Glad you are finding the source of your wetness problems. It sounds like somebody did a real hack job on those windows and I am sorry they may continue to haunt you. I am surprised the install passed inspection. Hope removing the new gutter fixes the wetness in the interior wall else it must be some other roof issue.

I'd let everything dry out now for a bit and then try priming and painting again. I hate to see you use a concrete sealing product because you don't want to trap moisture in the walls. Try quality latex binding primers and paints the next go.


----------



## rightchuffed (Oct 24, 2009)

sdsester said:


> Glad you are finding the source of your wetness problems. It sounds like somebody did a real hack job on those windows and I am sorry they may continue to haunt you. I am surprised the install passed inspection. Hope removing the new gutter fixes the wetness in the interior wall else it must be some other roof issue.
> 
> I'd let everything dry out now for a bit and then try priming and painting again. I hate to see you use a concrete sealing product because you don't want to trap moisture in the walls. Try quality latex binding primers and paints the next go.

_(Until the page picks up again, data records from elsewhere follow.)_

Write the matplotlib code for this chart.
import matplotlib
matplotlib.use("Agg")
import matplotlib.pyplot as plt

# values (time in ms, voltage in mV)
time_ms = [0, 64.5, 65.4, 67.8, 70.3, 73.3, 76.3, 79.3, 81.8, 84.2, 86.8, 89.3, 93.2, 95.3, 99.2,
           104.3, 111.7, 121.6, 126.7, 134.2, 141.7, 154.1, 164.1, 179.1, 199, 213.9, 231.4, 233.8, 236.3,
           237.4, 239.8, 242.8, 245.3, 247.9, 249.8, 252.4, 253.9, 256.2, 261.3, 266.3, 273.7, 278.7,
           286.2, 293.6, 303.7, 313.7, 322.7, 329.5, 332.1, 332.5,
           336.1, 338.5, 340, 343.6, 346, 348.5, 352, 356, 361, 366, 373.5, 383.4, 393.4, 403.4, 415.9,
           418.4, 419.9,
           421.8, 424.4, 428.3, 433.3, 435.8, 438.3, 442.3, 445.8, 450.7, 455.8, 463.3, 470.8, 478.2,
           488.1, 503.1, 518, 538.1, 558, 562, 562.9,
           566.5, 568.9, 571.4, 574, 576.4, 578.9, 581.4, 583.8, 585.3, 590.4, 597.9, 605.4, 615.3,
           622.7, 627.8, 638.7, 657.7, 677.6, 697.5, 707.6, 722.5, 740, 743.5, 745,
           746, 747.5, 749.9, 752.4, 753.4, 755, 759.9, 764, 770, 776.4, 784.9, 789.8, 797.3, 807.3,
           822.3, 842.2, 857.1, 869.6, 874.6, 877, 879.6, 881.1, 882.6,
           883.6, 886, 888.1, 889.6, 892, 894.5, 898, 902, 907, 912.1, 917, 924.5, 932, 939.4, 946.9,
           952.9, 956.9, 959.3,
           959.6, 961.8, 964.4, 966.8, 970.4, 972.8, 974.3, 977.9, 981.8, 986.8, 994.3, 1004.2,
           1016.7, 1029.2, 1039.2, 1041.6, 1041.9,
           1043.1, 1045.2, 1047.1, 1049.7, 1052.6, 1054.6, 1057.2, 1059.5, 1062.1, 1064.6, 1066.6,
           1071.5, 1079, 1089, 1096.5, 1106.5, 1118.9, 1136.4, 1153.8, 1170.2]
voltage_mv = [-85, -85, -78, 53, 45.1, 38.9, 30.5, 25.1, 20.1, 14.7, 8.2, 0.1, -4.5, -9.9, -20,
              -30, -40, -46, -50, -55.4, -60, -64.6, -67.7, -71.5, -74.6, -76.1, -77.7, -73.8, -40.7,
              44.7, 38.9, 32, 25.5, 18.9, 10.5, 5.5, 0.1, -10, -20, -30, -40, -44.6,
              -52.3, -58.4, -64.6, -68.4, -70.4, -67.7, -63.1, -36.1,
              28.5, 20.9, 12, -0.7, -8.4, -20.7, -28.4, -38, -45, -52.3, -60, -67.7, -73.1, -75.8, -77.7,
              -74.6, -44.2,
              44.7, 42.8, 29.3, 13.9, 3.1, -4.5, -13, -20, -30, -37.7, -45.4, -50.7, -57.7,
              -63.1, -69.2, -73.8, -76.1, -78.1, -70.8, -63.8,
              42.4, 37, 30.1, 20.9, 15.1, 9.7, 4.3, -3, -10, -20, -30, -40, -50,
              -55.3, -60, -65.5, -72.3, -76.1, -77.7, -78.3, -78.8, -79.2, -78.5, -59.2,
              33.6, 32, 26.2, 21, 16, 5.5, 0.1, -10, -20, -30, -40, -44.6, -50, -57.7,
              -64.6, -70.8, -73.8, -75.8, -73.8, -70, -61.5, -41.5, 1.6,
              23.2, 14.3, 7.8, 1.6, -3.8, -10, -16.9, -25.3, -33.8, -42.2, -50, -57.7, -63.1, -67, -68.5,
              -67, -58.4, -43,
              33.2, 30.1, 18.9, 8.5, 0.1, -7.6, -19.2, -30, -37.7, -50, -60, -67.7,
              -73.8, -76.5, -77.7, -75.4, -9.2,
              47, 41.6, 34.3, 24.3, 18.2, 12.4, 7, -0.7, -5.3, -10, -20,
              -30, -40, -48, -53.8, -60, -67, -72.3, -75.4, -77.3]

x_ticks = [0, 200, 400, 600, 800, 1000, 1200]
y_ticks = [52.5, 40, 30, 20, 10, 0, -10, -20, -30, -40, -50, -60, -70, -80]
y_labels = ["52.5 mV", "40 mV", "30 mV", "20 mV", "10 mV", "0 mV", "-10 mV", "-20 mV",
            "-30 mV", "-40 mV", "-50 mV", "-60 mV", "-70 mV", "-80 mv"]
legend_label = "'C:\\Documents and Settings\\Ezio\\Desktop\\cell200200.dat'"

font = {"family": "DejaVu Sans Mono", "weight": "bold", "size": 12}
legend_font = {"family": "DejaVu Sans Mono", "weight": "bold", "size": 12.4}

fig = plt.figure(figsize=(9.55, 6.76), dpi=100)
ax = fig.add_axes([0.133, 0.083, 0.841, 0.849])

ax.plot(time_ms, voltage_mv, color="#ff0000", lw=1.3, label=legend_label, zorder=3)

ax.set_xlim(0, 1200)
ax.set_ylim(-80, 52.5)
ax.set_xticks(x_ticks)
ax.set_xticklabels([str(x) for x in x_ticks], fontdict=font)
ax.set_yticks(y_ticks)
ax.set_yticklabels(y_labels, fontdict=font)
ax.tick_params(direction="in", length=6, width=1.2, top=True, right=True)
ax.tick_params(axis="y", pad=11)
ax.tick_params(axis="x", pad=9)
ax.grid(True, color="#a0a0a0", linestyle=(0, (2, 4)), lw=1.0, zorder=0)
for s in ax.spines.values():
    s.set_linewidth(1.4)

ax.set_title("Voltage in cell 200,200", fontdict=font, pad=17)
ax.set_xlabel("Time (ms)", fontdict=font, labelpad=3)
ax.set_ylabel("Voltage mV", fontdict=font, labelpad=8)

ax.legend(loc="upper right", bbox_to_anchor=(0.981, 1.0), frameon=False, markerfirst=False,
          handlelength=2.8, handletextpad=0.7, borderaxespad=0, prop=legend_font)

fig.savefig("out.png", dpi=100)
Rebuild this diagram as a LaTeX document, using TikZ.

INSPECTION!!!!! Ha ha.:laughing: I live in the West Indies so that should tell you something. We do not get latex paints here but rather emulsion paint so that is what I am currently using. The interior wall that is water-logged presents another problem. The entire room was painted with oil paint and I cannot think of any way to remove it all short of paint stripper ( at $47.00 per tin). And they call this paradise!!!!!!! :wallbash: What I wouldn't give for a Home Depot or Canadian Tire store right now. Heck, I'd be happy to settle for Wal-mart.
I really do appreciate you taking the time to help me with my problems. Stay tuned for more "As The Paint Peels"


----------